I’m traveling home today from a week-long visit with the in-laws, but it’s also been two whole weeks since I’ve checked in here. I don’t feel pressure to keep the Content Monster fed, but it’s also important to me that I try to keep a regular practice of writing and posting. So — my apologies for not giving all of you a heads up that I would be a bit too busy to post for a couple weeks this month. I’ll be more mindful of that in the future. 

I was preparing for Further Confusion the week before last, and in Arkansas to celebrate my brother-in-law’s wedding last week. All joyous occasions, and I’m grateful for the many chances I had to reconnect with people. More on that later, probably.

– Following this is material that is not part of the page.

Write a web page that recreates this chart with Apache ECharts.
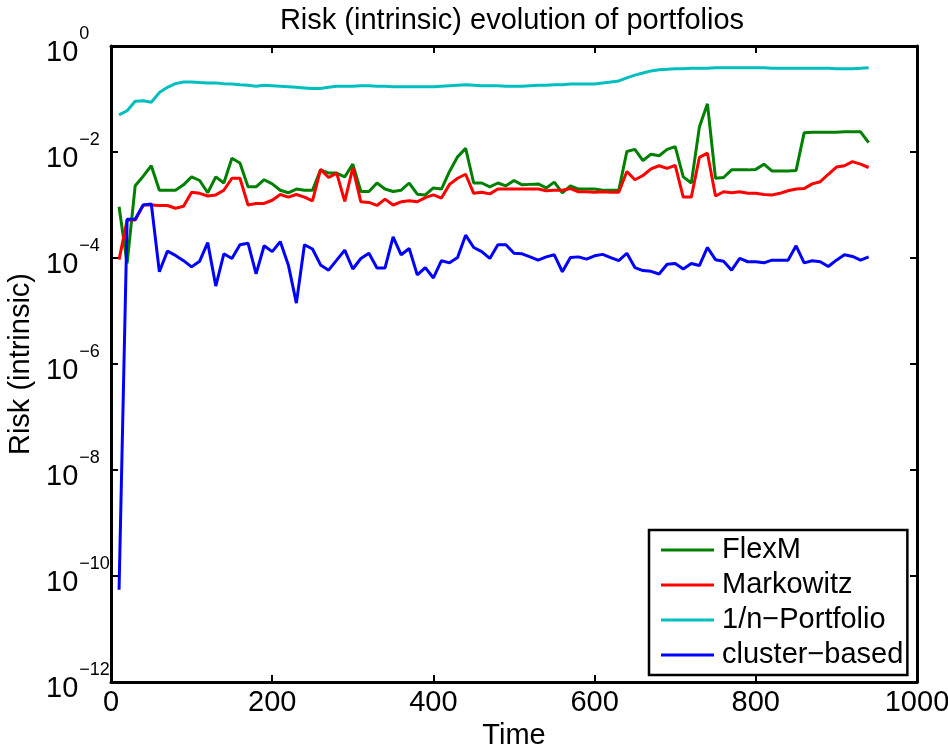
<!DOCTYPE html>
<html>
<head>
<meta charset="utf-8">
<script src="https://cdn.jsdelivr.net/npm/echarts@6/dist/echarts.min.js"></script>
<style>html,body{margin:0;padding:0;background:#fff}#c{width:948px;height:749px}</style>
</head>
<body>
<div id="c"></div>
<script>
const times = [10,20,30,40,50,60,70,80,90,100,110,120,130,140,150,160,170,180,190,200,
210,220,230,240,250,260,270,280,290,300,310,320,330,340,350,360,370,380,390,400,
410,420,430,440,450,460,470,480,490,500,510,520,530,540,550,560,570,580,590,600,
610,620,630,640,650,660,670,680,690,700,710,720,730,740,750,760,770,780,790,800,
810,820,830,840,850,860,870,880,890,900,910,920,930,940];

const flexM = [9.3e-4,7.9e-5,2.3e-3,3.5e-3,5.5e-3,1.9e-3,1.9e-3,1.9e-3,2.4e-3,3.4e-3,
2.9e-3,1.7e-3,3.4e-3,2.6e-3,7.6e-3,6.2e-3,2.2e-3,2.2e-3,3.0e-3,2.5e-3,
1.9e-3,1.7e-3,2.0e-3,1.9e-3,1.9e-3,4.6e-3,4.0e-3,4.0e-3,3.4e-3,5.9e-3,
1.8e-3,1.8e-3,2.6e-3,2.0e-3,1.8e-3,1.9e-3,2.6e-3,1.6e-3,1.55e-3,2.1e-3,
2.0e-3,4.3e-3,8.1e-3,1.17e-2,2.6e-3,2.6e-3,2.2e-3,2.6e-3,2.3e-3,2.9e-3,
2.4e-3,2.45e-3,2.5e-3,2.1e-3,2.7e-3,1.7e-3,2.3e-3,2.0e-3,2.0e-3,2.0e-3,
1.9e-3,1.9e-3,1.9e-3,1.02e-2,1.12e-2,6.9e-3,9.1e-3,8.5e-3,1.12e-2,1.26e-2,
3.4e-3,2.6e-3,2.95e-2,8.1e-2,3.2e-3,3.3e-3,4.6e-3,4.6e-3,4.6e-3,4.7e-3,
5.9e-3,4.4e-3,4.4e-3,4.4e-3,4.5e-3,2.3e-2,2.35e-2,2.35e-2,2.35e-2,2.35e-2,
2.4e-2,2.4e-2,2.4e-2,1.5e-2];

const markowitz = [9.3e-5,5.2e-4,5.2e-4,1.0e-3,1.0e-3,9.8e-4,9.8e-4,8.7e-4,9.5e-4,1.74e-3,
1.66e-3,1.48e-3,1.55e-3,1.9e-3,3.2e-3,3.2e-3,1.0e-3,1.07e-3,1.07e-3,1.23e-3,
1.58e-3,1.41e-3,1.58e-3,1.41e-3,1.2e-3,4.7e-3,3.3e-3,4.0e-3,1.17e-3,5.0e-3,
1.15e-3,1.12e-3,9.8e-4,1.29e-3,1.0e-3,1.15e-3,1.2e-3,1.15e-3,1.38e-3,1.55e-3,
1.35e-3,2.45e-3,3.2e-3,3.8e-3,1.66e-3,1.74e-3,1.62e-3,2.0e-3,2.0e-3,2.0e-3,
2.0e-3,2.0e-3,2.0e-3,1.86e-3,1.9e-3,1.9e-3,2.04e-3,1.78e-3,1.78e-3,1.74e-3,
1.78e-3,1.74e-3,1.74e-3,4.3e-3,3.0e-3,3.6e-3,4.8e-3,5.5e-3,4.9e-3,5.6e-3,
1.41e-3,1.41e-3,7.9e-3,9.5e-3,1.48e-3,1.78e-3,1.7e-3,1.78e-3,1.66e-3,1.66e-3,
1.58e-3,1.55e-3,1.66e-3,1.86e-3,2.0e-3,2.04e-3,2.5e-3,2.75e-3,3.8e-3,5.2e-3,
5.5e-3,6.6e-3,5.9e-3,5.1e-3];

const oneOverN = [0.050,0.060,0.091,0.093,0.087,0.132,0.166,0.195,0.209,0.209,
0.204,0.200,0.200,0.195,0.191,0.186,0.182,0.174,0.182,0.178,
0.174,0.170,0.166,0.162,0.158,0.158,0.166,0.174,0.174,0.174,
0.178,0.178,0.174,0.174,0.170,0.170,0.170,0.170,0.170,0.170,
0.174,0.178,0.182,0.186,0.182,0.178,0.178,0.178,0.174,0.174,
0.174,0.178,0.182,0.182,0.186,0.186,0.191,0.191,0.191,0.191,
0.200,0.209,0.219,0.251,0.282,0.309,0.339,0.355,0.363,0.372,
0.372,0.380,0.380,0.380,0.389,0.389,0.389,0.389,0.389,0.389,
0.389,0.380,0.380,0.380,0.380,0.380,0.380,0.380,0.380,0.372,
0.372,0.372,0.380,0.389];

const clusterBased = [5.5e-11,5.4e-4,5.4e-4,1.0e-3,1.05e-3,5.5e-5,1.35e-4,1.12e-4,8.9e-5,6.8e-5,
8.7e-5,1.95e-4,2.95e-5,1.2e-4,9.8e-5,1.78e-4,1.9e-4,5.0e-5,1.7e-4,1.32e-4,
2.04e-4,7.4e-5,1.41e-5,1.78e-4,1.48e-4,7.4e-5,5.9e-5,9.1e-5,1.41e-4,6.2e-5,
9.8e-5,1.23e-4,6.5e-5,6.5e-5,2.5e-4,1.15e-4,1.51e-4,4.8e-5,6.6e-5,4.2e-5,
8.9e-5,8.1e-5,1.02e-4,2.7e-4,1.58e-4,1.32e-4,9.8e-5,1.78e-4,1.78e-4,1.23e-4,
1.2e-4,1.05e-4,9.1e-5,1.05e-4,1.15e-4,5.5e-5,1.02e-4,1.05e-4,9.5e-5,1.1e-4,
1.17e-4,1.02e-4,8.9e-5,1.23e-4,6.6e-5,5.8e-5,5.6e-5,5.0e-5,7.6e-5,7.9e-5,
6.2e-5,7.9e-5,7.2e-5,1.58e-4,9.3e-5,8.7e-5,5.9e-5,9.8e-5,8.5e-5,8.5e-5,
8.1e-5,9.1e-5,9.1e-5,9.1e-5,1.7e-4,8.1e-5,8.9e-5,8.5e-5,6.9e-5,9.1e-5,
1.15e-4,1.07e-4,9.1e-5,1.05e-4];

const seriesNames = ['FlexM', 'Markowitz', '1/n\u2212Portfolio', 'cluster\u2212based'];
const seriesColors = ['#008000', '#ff0000', '#00bfbf', '#0000ff'];
const seriesValues = [flexM, markowitz, oneOverN, clusterBased];
const xTicks = [0, 200, 400, 600, 800, 1000];

const FONT = "'Liberation Sans', Arial, Helvetica, sans-serif";
const FS = 29;
const chart = echarts.init(document.getElementById('c'), null, {renderer: 'canvas'});

function pairs(vals) { return times.map((t, i) => [t, vals[i]]); }

const frameLine = {show: true, onZero: false, lineStyle: {color: '#000', width: 3}};
const ticksIn = {show: true, inside: true, length: 7, lineStyle: {color: '#000', width: 2}};

chart.setOption({
  animation: false,
  backgroundColor: '#fff',
  title: {
    text: 'Risk (intrinsic) evolution of portfolios',
    left: 507, top: 1, textAlign: 'center',
    textStyle: {fontFamily: FONT, fontSize: FS, fontWeight: 'normal', color: '#000'}
  },
  grid: {left: 111, right: 31, top: 46, bottom: 67, containLabel: false, outerBoundsMode: 'none'},
  legend: {
    orient: 'vertical',
    left: 649, top: 530,
    data: seriesNames,
    icon: 'rect',
    itemWidth: 53, itemHeight: 3, itemGap: 3,
    padding: [4, 4, 4, 12],
    borderColor: '#000', borderWidth: 2.5, backgroundColor: '#fff',
    textStyle: {fontFamily: FONT, fontSize: FS, color: '#000', lineHeight: 32, padding: [0, 0, 0, 3]}
  },
  xAxis: [
    {type: 'value', min: 0, max: 1000, interval: 200, position: 'bottom',
     axisLine: frameLine, axisTick: ticksIn, splitLine: {show: false},
     axisLabel: {show: true, margin: 6, fontFamily: FONT, fontSize: FS, color: '#000',
                 hideOverlap: false, showMinLabel: true, showMaxLabel: true,
                 formatter: v => String(v)},
     name: 'Time', nameLocation: 'middle', nameGap: 38,
     nameTextStyle: {fontFamily: FONT, fontSize: FS, color: '#000'}},
    {type: 'value', min: 0, max: 1000, interval: 200, position: 'top',
     axisLine: frameLine, axisTick: ticksIn, splitLine: {show: false},
     axisLabel: {show: false}}
  ],
  yAxis: [
    {type: 'log', logBase: 10, min: 1e-12, max: 1, interval: 2, position: 'left',
     axisLine: frameLine, axisTick: ticksIn, splitLine: {show: false}, minorTick: {show: false},
     axisLabel: {show: true, margin: 65, align: 'left', color: '#000', showMinLabel: true, showMaxLabel: true,
       formatter: function (v) {
         const e = Math.round(Math.log10(v));
         return '{b|10}{s|' + (e < 0 ? '\u2212' + (-e) : String(e)) + '}';
       },
       rich: {
         b: {fontFamily: FONT, fontSize: FS, color: '#000', lineHeight: 42, verticalAlign: 'bottom', padding: [16, 0, 0, 0]},
         s: {fontFamily: FONT, fontSize: 18, color: '#000', lineHeight: 42, verticalAlign: 'top', padding: [0, 0, 16, 1]}
       }},
     name: 'Risk (intrinsic)', nameLocation: 'middle', nameGap: 71, nameRotate: 90,
     nameTextStyle: {fontFamily: FONT, fontSize: FS, color: '#000'}},
    {type: 'log', logBase: 10, min: 1e-12, max: 1, interval: 2, position: 'right',
     axisLine: frameLine, axisTick: ticksIn, splitLine: {show: false}, minorTick: {show: false},
     axisLabel: {show: false}}
  ],
  series: seriesNames.map((n, i) => ({
    name: n, type: 'line', xAxisIndex: 0, yAxisIndex: 0,
    data: pairs(seriesValues[i]),
    symbol: 'none', showSymbol: false,
    lineStyle: {color: seriesColors[i], width: 3},
    itemStyle: {color: seriesColors[i]},
    z: 2
  }))
});
</script>
</body>
</html>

But first I wanted to show off the new tattoo I got at FC! It’s a small and unobtrusive thing, and I’m quite happy with it. Hopefully the photo of it doesn’t ruin the formatting for this post!

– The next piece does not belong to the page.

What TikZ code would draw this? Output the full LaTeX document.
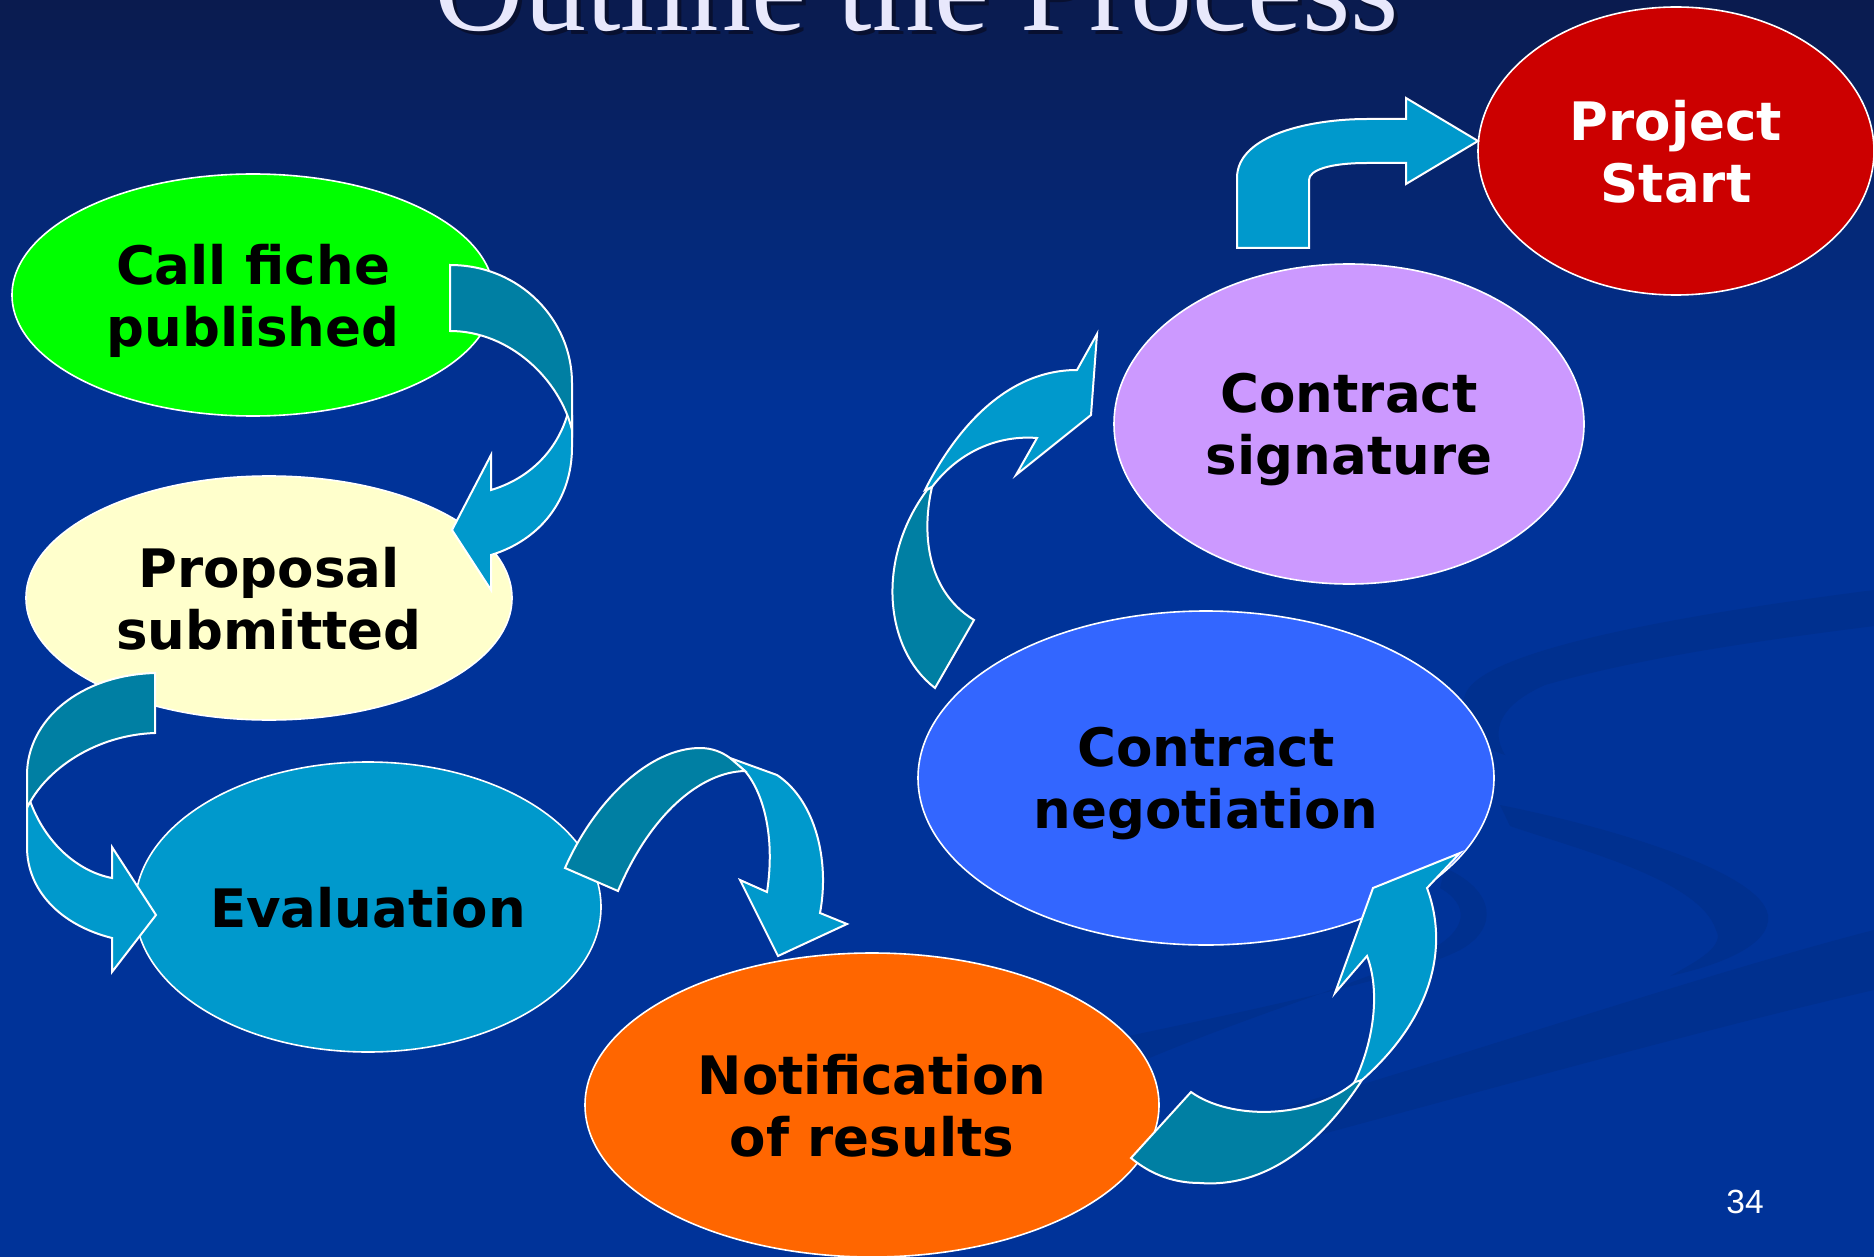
\documentclass[tikz,border=0pt]{standalone}
\usepackage{fontspec}
\setmainfont{DejaVu Sans}
\newfontfamily\titlefont{Liberation Serif}
\newfontfamily\numfont{Liberation Sans}
\usetikzlibrary{shapes.geometric}
\definecolor{bgblue}{HTML}{003399}
\definecolor{bgtop}{HTML}{0A1B4F}
\definecolor{swirl}{HTML}{00308F}
\definecolor{arrowlight}{HTML}{0099CC}
\definecolor{arrowdark}{HTML}{007FA3}
\definecolor{titlecol}{HTML}{E8E8FC}
\definecolor{titleshadow}{HTML}{081030}
\definecolor{cgreen}{HTML}{00FF00}
\definecolor{cyellow}{HTML}{FFFFCC}
\definecolor{cteal}{HTML}{0099CC}
\definecolor{corange}{HTML}{FF6600}
\definecolor{cblue}{HTML}{3366FF}
\definecolor{cviolet}{HTML}{CC99FF}
\definecolor{cred}{HTML}{CC0000}
\begin{document}
\begin{tikzpicture}[x=0.5pt,y=-0.5pt,
  stage/.style={ellipse, draw=white, line width=0.8pt, inner sep=0pt, align=center,
    text depth=0pt, font=\fontsize{26.5}{31}\selectfont\bfseries, text=black},
  front/.style={fill=arrowlight, draw=white, line width=1pt, line join=miter},
  back/.style={fill=arrowdark, draw=white, line width=1pt, line join=miter},
  band/.style={fill=swirl, draw=none}]
% background
\useasboundingbox (0,0) rectangle (1874,1257);
\fill[bgblue] (0,0) rectangle (1874,1257);
\foreach \i in {0,...,41}{
  \pgfmathsetmacro{\p}{\i*100/41}
  \fill[bgblue!\p!bgtop] (0,\i*10) rectangle (1874,\i*10+11);
}
% background swirls
\fill[band] (1874,590) .. controls (1680,615) and (1480,650) .. (1465,695)
  .. controls (1455,725) and (1475,745) .. (1505,755)
  .. controls (1490,730) and (1500,705) .. (1545,685)
  .. controls (1650,655) and (1780,638) .. (1874,626) -- cycle;
\fill[band] (1500,805) .. controls (1600,825) and (1760,870) .. (1768,915)
  .. controls (1772,945) and (1720,965) .. (1670,976)
  .. controls (1700,960) and (1725,945) .. (1716,930)
  .. controls (1700,880) and (1580,850) .. (1510,826) -- cycle;
\fill[band] (1110,1040) .. controls (1250,1010) and (1400,980) .. (1460,950)
  .. controls (1500,928) and (1495,890) .. (1445,868) -- (1440,888)
  .. controls (1470,905) and (1468,930) .. (1430,950)
  .. controls (1370,980) and (1250,1015) .. (1140,1062) -- cycle;
\fill[band] (1250,1118) .. controls (1450,1060) and (1700,975) .. (1874,930)
  -- (1874,990) .. controls (1700,1030) and (1450,1100) .. (1300,1140) -- cycle;
% title
\node[font=\titlefont\fontsize{62}{62}\selectfont, text=titleshadow, anchor=base] (titleshadow) at (921,35) {Outline the Process};
\node[font=\titlefont\fontsize{62}{62}\selectfont, text=titlecol, anchor=base] (title) at (917,31) {Outline the Process};
% stages
\node[stage, fill=cgreen, minimum width=241pt, minimum height=121pt] (call) at (253,295) {Call fiche\\published};
\node[stage, fill=cyellow, minimum width=243pt, minimum height=122pt] (proposal) at (269,598) {Proposal\\submitted};
\node[stage, fill=cteal, minimum width=233pt, minimum height=145pt] (evaluation) at (368,907) {Evaluation};
\node[stage, fill=corange, minimum width=287pt, minimum height=152pt] (notification) at (872,1105) {Notification\\of results};
\node[stage, fill=cblue, minimum width=288pt, minimum height=167pt] (negotiation) at (1206,778) {Contract\\negotiation};
\node[stage, fill=cviolet, minimum width=235pt, minimum height=160pt] (signature) at (1349,424) {Contract\\signature};
\node[stage, fill=cred, text=white, minimum width=198pt, minimum height=144pt] (start) at (1676,151) {Project\\Start};
% arrow 1: call -> proposal
\draw[front] (567,416) .. controls (555,455) and (525,480) .. (491,490) -- (491,455) -- (452,530)
  -- (491,590) -- (491,555) .. controls (540,540) and (572,500) .. (572,447) -- (572,416) -- cycle;
\draw[back] (450,265) .. controls (520,265) and (572,320) .. (572,383) -- (572,430)
  .. controls (560,380) and (510,331) .. (450,331) -- cycle;
% arrow 2: proposal -> evaluation
\draw[front] (29,798) .. controls (45,845) and (80,872) .. (112,878) -- (112,847) -- (156,915)
  -- (112,972) -- (112,938) .. controls (60,925) and (27,890) .. (27,847) -- (27,795) -- cycle;
\draw[back] (155,673) .. controls (80,675) and (27,720) .. (27,775) -- (27,808)
  .. controls (45,770) and (95,735) .. (155,733) -- cycle;
% arrow 3: evaluation -> notification
\draw[front] (730,758) -- (777,775) .. controls (815,800) and (830,860) .. (820,913) -- (847,924)
  -- (778,956) -- (740,880) -- (767,892) .. controls (775,840) and (765,795) .. (745,771) -- cycle;
\draw[back] (565,868) .. controls (595,800) and (650,748) .. (700,748)
  .. controls (712,748) and (722,752) .. (730,758) -- (745,771)
  .. controls (700,772) and (650,815) .. (618,891) -- cycle;
% arrow 4: notification -> negotiation
\draw[front] (1353,1085) .. controls (1375,1040) and (1380,990) .. (1367,956) -- (1335,993)
  -- (1373,888) -- (1460,853) -- (1427,888) .. controls (1450,950) and (1430,1020) .. (1362,1080) -- cycle;
\draw[back] (1131,1158) -- (1191,1092) .. controls (1230,1120) and (1310,1120) .. (1355,1082)
  -- (1362,1080) .. controls (1320,1145) and (1265,1188) .. (1200,1183)
  .. controls (1170,1183) and (1148,1172) .. (1131,1158) -- cycle;
% arrow 5: negotiation -> signature
\draw[front] (925,490) .. controls (950,440) and (1000,370) .. (1077,370) -- (1097,334) -- (1091,415)
  -- (1016,475) -- (1037,438) .. controls (1000,435) and (960,450) .. (932,487) -- cycle;
\draw[back] (935,688) .. controls (885,650) and (875,560) .. (927,490) -- (932,487)
  .. controls (922,530) and (925,590) .. (974,620) -- cycle;
% arrow 6: signature -> start
\draw[front] (1237,248) -- (1237,178) .. controls (1237,135) and (1310,119) .. (1367,119) -- (1406,119)
  -- (1406,98) -- (1478,141) -- (1406,184) -- (1406,163) -- (1367,163)
  .. controls (1330,163) and (1309,170) .. (1309,180) -- (1309,248) -- cycle;
% page number
\node[font=\numfont\fontsize{16.75}{20}\selectfont, text=white, anchor=base] (pagenum) at (1745,1213) {34};
\end{tikzpicture}
\end{document}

A close-up picture of the author’s left forearm, featuring a small semicolon tattoo below a rainbow watch band.

If you’re having trouble making it out, it’s a semicolon. I learned about Project Semicolon a few years ago on Facebook, and resolved immediately to make it my first tattoo. As a suicide-attempt survivor myself and as someone who has lost people to suicide and deaths of despair, it’s very important to me that we raise awareness about mental health issues as well as lower the stigma surrounding suicide. It’s a heavy topic for sure, but it’s far too common for our friends, family, and neighbors to suffer in silence believing there’s nowhere they can turn to for support. 

This tattoo reminds me that I was fortunate enough to move on past my suicide attempt, and that my life kept going. My story could have ended there, but it didn’t. I’m still writing my life, every day. 

A semicolon is used when an author could’ve chosen to end their sentence, but chose not to. The author is you, and the sentence is your life.

Amy Bleuel

I want to share my experience so that it helps other people in similar situations to seek support, wherever it can be found. My semicolon is a reminder to be kind to myself and everyone I meet, and to keep being open about how my mental illness shapes my story, but doesn’t define it. Ultimately, I’m the writer of my fate — not my depression. 
If you’d like to learn more about Project Semicolon, I encourage you to head over to their website! There may even be local chapters you can join to network with others who care about this issue. At the very least, we can celebrate World Semicolon Day together on April 16th!